■ **What is required**
Look through the listing below for the line containing "Recreate this image". Copy it and each line after it up to and including the line containing "(0,0) rectangle (487,1053);", exactly, leaving out pictures.

■ **Provided data**
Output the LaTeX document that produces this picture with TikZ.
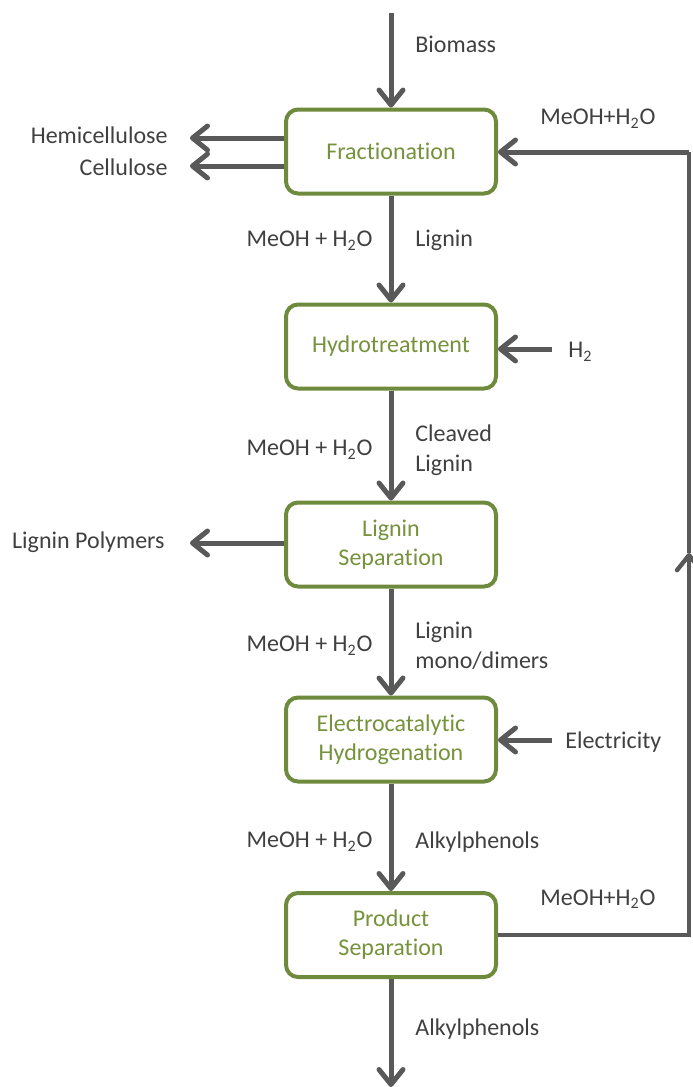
\documentclass[tikz,border=0pt]{standalone}
\usepackage{fontspec}
\setmainfont{Carlito}[Ligatures=NoCommon]
\usetikzlibrary{arrows.meta}
\definecolor{boxgreen}{HTML}{6E8B3D}
\definecolor{txtgreen}{HTML}{76923C}
\definecolor{arrgray}{HTML}{595959}
\definecolor{txtgray}{HTML}{404040}
\tikzset{
  proc/.style={rectangle, rounded corners=6pt, draw=boxgreen, line width=2pt, fill=white,
    minimum width=105pt, minimum height=42pt, text=txtgreen, align=center,
    font=\fontsize{12}{14.5}\selectfont, inner sep=0pt},
  lbl/.style={text=txtgray, font=\fontsize{12}{15}\selectfont, inner sep=0pt},
  flow/.style={draw=arrgray, line width=2.5pt, -{Straight Barb[length=7.5pt,width=12pt,round]}},
  flowline/.style={draw=arrgray, line width=2.2pt},
}
\begin{document}
\begin{tikzpicture}[x=0.5pt,y=-0.5pt]
\useasboundingbox (0,0) rectangle (692,1087);
% process boxes
\node[proc] (frac) at (391,151.5) {Fractionation};
\node[proc] (hydro) at (391,346.5) {Hydrotreatment};
\node[proc] (lsep) at (391,544.5) {Lignin\\Separation};
\node[proc] (ech) at (391,739.5) {Electrocatalytic\\Hydrogenation};
\node[proc] (psep) at (391,935) {Product\\Separation};
% free ends
\coordinate (top) at (391,13);
\coordinate (bot) at (391,1087);
\coordinate (hemi) at (190,138);
\coordinate (cell) at (190,166);
\coordinate (lpol) at (190,543);
\coordinate (htwo) at (552,349);
\coordinate (elec) at (552,740);
\coordinate (rbot) at (689,935);
\coordinate (rmid) at (689,553);
\coordinate (rtop) at (689,152);
% main vertical flow
\draw[flow] (top) -- (frac.north);
\draw[flow] (frac.south) -- (hydro.north);
\draw[flow] (hydro.south) -- (lsep.north);
\draw[flow] (lsep.south) -- (ech.north);
\draw[flow] (ech.south) -- (psep.north);
\draw[flow] (psep.south) -- (bot);
% side flows
\draw[flow] (frac.west |- hemi) -- (hemi);
\draw[flow] (frac.west |- cell) -- (cell);
\draw[flow] (lsep.west |- lpol) -- (lpol);
\draw[flow] (htwo) -- (hydro.east |- htwo);
\draw[flow] (elec) -- (ech.east |- elec);
% recycle loop
\draw[flowline, -{Straight Barb[length=7.5pt,width=12pt,round]}] (psep.east) -- (rbot) -- (rmid);
\draw[flowline] (rmid) -- (rtop);
\draw[flow] (rtop) -- (frac.east |- rtop);
% labels
\node[lbl, anchor=west] (lbio) at (415,44) {Biomass};
\node[lbl, anchor=east] (lhemi) at (168,135) {Hemicellulose};
\node[lbl, anchor=east] (lcell) at (168,167) {Cellulose};
\node[lbl, anchor=west] (lrec1) at (540,119) {MeOH+H\textsubscript{2}O};
\node[lbl, anchor=east] (lm1) at (373,241) {MeOH + H\textsubscript{2}O};
\node[lbl, anchor=west] (llig) at (415,240) {Lignin};
\node[lbl, anchor=west] (lh2) at (568,352) {H\textsubscript{2}};
\node[lbl, anchor=east] (lm2) at (373,450) {MeOH + H\textsubscript{2}O};
\node[lbl, anchor=west, align=left] (lclv) at (415,450) {Cleaved\\Lignin};
\node[lbl, anchor=east] (lpolt) at (165,542) {Lignin Polymers};
\node[lbl, anchor=east] (lm3) at (373,646) {MeOH + H\textsubscript{2}O};
\node[lbl, anchor=west, align=left] (lmono) at (415,646) {Lignin\\mono/dimers};
\node[lbl, anchor=west] (lelec) at (565,742) {Electricity};
\node[lbl, anchor=east] (lm4) at (373,842) {MeOH + H\textsubscript{2}O};
\node[lbl, anchor=west] (lalk1) at (415,842) {Alkylphenols};
\node[lbl, anchor=west] (lrec2) at (540,899) {MeOH+H\textsubscript{2}O};
\node[lbl, anchor=west] (lalk2) at (415,1029) {Alkylphenols};
\end{tikzpicture}
\end{document}
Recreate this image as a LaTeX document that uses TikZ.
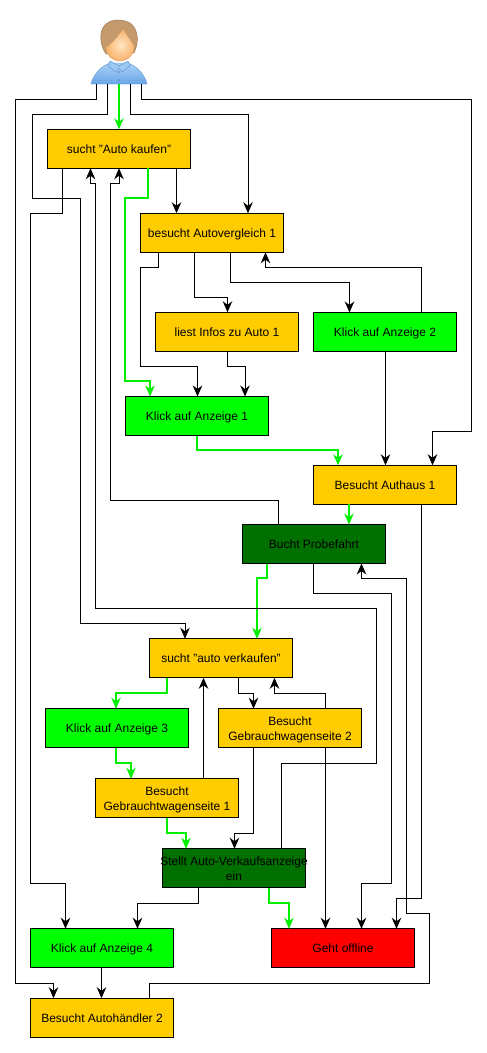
\documentclass[tikz,border=0pt]{standalone}
\usepackage{fontspec}
\setmainfont{Liberation Sans}
\usetikzlibrary{arrows.meta}
\definecolor{boxorange}{HTML}{FFCC00}
\definecolor{boxgreen}{HTML}{00FF00}
\definecolor{boxdark}{HTML}{007000}
\definecolor{boxred}{HTML}{FF0000}
\definecolor{linegreen}{HTML}{00EE00}
\definecolor{hairbrown}{HTML}{C49A6C}
\definecolor{hairedge}{HTML}{9A7650}
\definecolor{skinlight}{HTML}{FFE6C4}
\definecolor{skindark}{HTML}{F9B26C}
\definecolor{shirtlight}{HTML}{A8D2F8}
\definecolor{shirtdark}{HTML}{6BA6E6}
\definecolor{shirtedge}{HTML}{5B8FCB}
\tikzset{
  stepbox/.style={draw=black, line width=1pt, minimum width=143, minimum height=39, inner sep=0pt, outer sep=0pt, align=center, text depth=-3pt, font=\fontsize{12}{15}\selectfont},
  orangebox/.style={stepbox, fill=boxorange},
  greenbox/.style={stepbox, fill=boxgreen},
  darkbox/.style={stepbox, fill=boxdark},
  redbox/.style={stepbox, fill=boxred},
  flow/.style={draw=black, line width=1pt, -{Stealth[length=11pt, width=9.5pt, inset=3.5pt]}},
  greenflow/.style={draw=linegreen, line width=1.1pt, -{Stealth[length=11pt, width=9.5pt, inset=3.5pt]}}
}
\begin{document}
\begin{tikzpicture}[x=1pt, y=-1pt]
  \useasboundingbox (0,0) rectangle (487,1053);

  % Person
  \node[minimum width=56, minimum height=64, inner sep=0pt, outer sep=0pt] (user) at (119,52) {};
  \shade[top color=shirtlight, bottom color=shirtdark, draw=shirtedge, line width=0.4pt]
    (91,84) .. controls (93,75) and (101,66) .. (110,63) -- (128,63) .. controls (137,66) and (145,75) .. (147,84) -- cycle;
  \fill[shirtlight!80!shirtdark, draw=shirtedge, line width=0.4pt] (110,61) -- (119,66) -- (128,61) -- (130,66) -- (122,72) -- (119,68) -- (116,72) -- (108,66) -- cycle;
  \fill[shirtedge] (119,72) circle (1) (119,80) circle (1);
  \fill[hairbrown, draw=hairedge, line width=0.4pt]
    (106,54) .. controls (99,44) and (98,27) .. (109,22) .. controls (116,18) and (130,20) .. (134,27) .. controls (139,35) and (138,44) .. (134,53) -- cycle;
  \shade[inner color=skinlight, outer color=skindark, draw=skindark!85!black, line width=0.3pt]
    (106,47) .. controls (112,44) and (118,36) .. (123,29) .. controls (127,35) and (131,41) .. (134,45) .. controls (135,55) and (127,61) .. (120,61) .. controls (112,61) and (106,55) .. (106,47) -- cycle;

  % Boxes buying
  \node[orangebox] (sucheKauf) at (119,148.75) {sucht "Auto kaufen"};
  \node[orangebox] (vergleich) at (212,232.75) {besucht Autovergleich 1};
  \node[orangebox] (infos) at (227,331.75) {liest Infos zu Auto 1};
  \node[greenbox] (anzeigeZwei) at (385,332) {Klick auf Anzeige 2};
  \node[greenbox] (anzeigeEins) at (197,416) {Klick auf Anzeige 1};
  \node[orangebox] (authaus) at (385,484.75) {Besucht Authaus 1};
  \node[darkbox] (probefahrt) at (314,544) {Bucht Probefahrt};

  % Boxes selling
  \node[orangebox] (sucheVerkauf) at (221,658.25) {sucht "auto verkaufen"};
  \node[greenbox] (anzeigeDrei) at (117,728.25) {Klick auf Anzeige 3};
  \node[orangebox] (seiteZwei) at (290,728.25) {Besucht\\Gebrauchwagenseite 2};
  \node[orangebox] (seiteEins) at (167,798.25) {Besucht\\Gebrauchtwagenseite 1};
  \node[darkbox] (verkaufsanzeige) at (234,868.25) {\makebox[0pt]{Stellt Auto-Verkaufsanzeige}\\ein};
  \node[greenbox] (anzeigeVier) at (102,948.25) {Klick auf Anzeige 4};
  \node[redbox] (offline) at (343,948.25) {Geht offline};
  \node[orangebox] (autohaendler) at (102,1017.75) {Besucht Autohändler 2};

  % Person to boxes
  \draw[flow] (96.5,0 |- user.south) |- (15.5,99) |- (53.5,983) -- (53.5,0 |- autohaendler.north);
  \draw[flow] (107.5,0 |- user.south) |- (32.5,114.5) |- (80.5,198.5) |- (185,623) -- (185,0 |- sucheVerkauf.north);
  \draw[greenflow] (119,0 |- user.south) -- (119,0 |- sucheKauf.north);
  \draw[flow] (130.5,0 |- user.south) |- (248,114.5) -- (248,0 |- vergleich.north);
  \draw[flow] (141.5,0 |- user.south) |- (471.5,99) |- (432.5,431.5) -- (432.5,0 |- authaus.north);

  % From sucht Auto kaufen
  \draw[flow] (62.5,0 |- sucheKauf.south) |- (30.5,213.5) |- (65.5,883) -- (65.5,0 |- anzeigeVier.north);
  \draw[greenflow] (148,0 |- sucheKauf.south) |- (125,198) |- (150,381) -- (150,0 |- anzeigeEins.north);
  \draw[flow] (176.5,0 |- sucheKauf.south) -- (176.5,0 |- vergleich.north);

  % From Autovergleich
  \draw[flow] (158.5,0 |- vergleich.south) |- (140.5,267.5) |- (197.5,366.5) -- (197.5,0 |- anzeigeEins.north);
  \draw[flow] (194.5,0 |- vergleich.south) |- (227.5,297.5) -- (227.5,0 |- infos.north);
  \draw[flow] (230.5,0 |- vergleich.south) |- (349.5,282.5) -- (349.5,0 |- anzeigeZwei.north);
  \draw[flow] (421.5,0 |- anzeigeZwei.north) |- (265.5,267.5) -- (265.5,0 |- vergleich.south);
  \draw[flow] (227.5,0 |- infos.south) |- (245,366.5) -- (245,0 |- anzeigeEins.north);
  \draw[flow] (385.5,0 |- anzeigeZwei.south) -- (385.5,0 |- authaus.north);
  \draw[greenflow] (197,0 |- anzeigeEins.south) |- (338,450) -- (338,0 |- authaus.north);

  % From Authaus and Probefahrt
  \draw[greenflow] (349,0 |- authaus.south) -- (349,0 |- probefahrt.north);
  \draw[flow] (421.5,0 |- authaus.south) |- (396.5,898) -- (396.5,0 |- offline.north);
  \draw[flow] (278.5,0 |- probefahrt.north) |- (110.5,500.5) |- (119,183) -- (119,0 |- sucheKauf.south);
  \draw[greenflow] (267,0 |- probefahrt.south) |- (257,578) -- (257,0 |- sucheVerkauf.north);
  \draw[flow] (313.5,0 |- probefahrt.south) |- (391.5,593.5) |- (361.5,883) -- (361.5,0 |- offline.north);

  % From sucht auto verkaufen
  \draw[greenflow] (167,0 |- sucheVerkauf.south) |- (116,693) -- (116,0 |- anzeigeDrei.north);
  \draw[flow] (238.5,0 |- sucheVerkauf.south) |- (253.5,693.5) -- (253.5,0 |- seiteZwei.north);
  \draw[flow] (325.5,0 |- seiteZwei.north) |- (274.5,693.5) -- (274.5,0 |- sucheVerkauf.south);
  \draw[flow] (203.5,0 |- seiteEins.north) -- (203.5,0 |- sucheVerkauf.south);
  \draw[greenflow] (116,0 |- anzeigeDrei.south) |- (131,763) -- (131,0 |- seiteEins.north);
  \draw[flow] (253.5,0 |- seiteZwei.south) |- (234.5,833.5) -- (234.5,0 |- verkaufsanzeige.north);
  \draw[flow] (325.5,0 |- seiteZwei.south) -- (325.5,0 |- offline.north);
  \draw[greenflow] (167,0 |- seiteEins.south) |- (186,833) -- (186,0 |- verkaufsanzeige.north);

  % From Verkaufsanzeige
  \draw[flow] (281.5,0 |- verkaufsanzeige.north) |- (376.5,763.5) |- (95.5,608.5) |- (90.5,183) -- (90.5,0 |- sucheKauf.south);
  \draw[flow] (198.5,0 |- verkaufsanzeige.south) |- (137.5,903.5) -- (137.5,0 |- anzeigeVier.north);
  \draw[greenflow] (269,0 |- verkaufsanzeige.south) |- (289,903) -- (289,0 |- offline.north);

  % Bottom row
  \draw[flow] (101.5,0 |- anzeigeVier.south) -- (101.5,0 |- autohaendler.north);
  \draw[flow] (149.5,0 |- autohaendler.north) |- (429.5,983) |- (406.5,913.5) |- (361.5,578.5) -- (361.5,0 |- probefahrt.south);
\end{tikzpicture}
\end{document}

■ **Task response**
Recreate this image as a LaTeX document that uses TikZ.
\documentclass[tikz,border=0pt]{standalone}
\usepackage{fontspec}
\setmainfont{Liberation Sans}
\usetikzlibrary{arrows.meta}
\definecolor{boxorange}{HTML}{FFCC00}
\definecolor{boxgreen}{HTML}{00FF00}
\definecolor{boxdark}{HTML}{007000}
\definecolor{boxred}{HTML}{FF0000}
\definecolor{linegreen}{HTML}{00EE00}
\definecolor{hairbrown}{HTML}{C49A6C}
\definecolor{hairedge}{HTML}{9A7650}
\definecolor{skinlight}{HTML}{FFE6C4}
\definecolor{skindark}{HTML}{F9B26C}
\definecolor{shirtlight}{HTML}{A8D2F8}
\definecolor{shirtdark}{HTML}{6BA6E6}
\definecolor{shirtedge}{HTML}{5B8FCB}
\tikzset{
  stepbox/.style={draw=black, line width=1pt, minimum width=143, minimum height=39, inner sep=0pt, outer sep=0pt, align=center, text depth=-3pt, font=\fontsize{12}{15}\selectfont},
  orangebox/.style={stepbox, fill=boxorange},
  greenbox/.style={stepbox, fill=boxgreen},
  darkbox/.style={stepbox, fill=boxdark},
  redbox/.style={stepbox, fill=boxred},
  flow/.style={draw=black, line width=1pt, -{Stealth[length=11pt, width=9.5pt, inset=3.5pt]}},
  greenflow/.style={draw=linegreen, line width=1.1pt, -{Stealth[length=11pt, width=9.5pt, inset=3.5pt]}}
}
\begin{document}
\begin{tikzpicture}[x=1pt, y=-1pt]
  \useasboundingbox (0,0) rectangle (487,1053);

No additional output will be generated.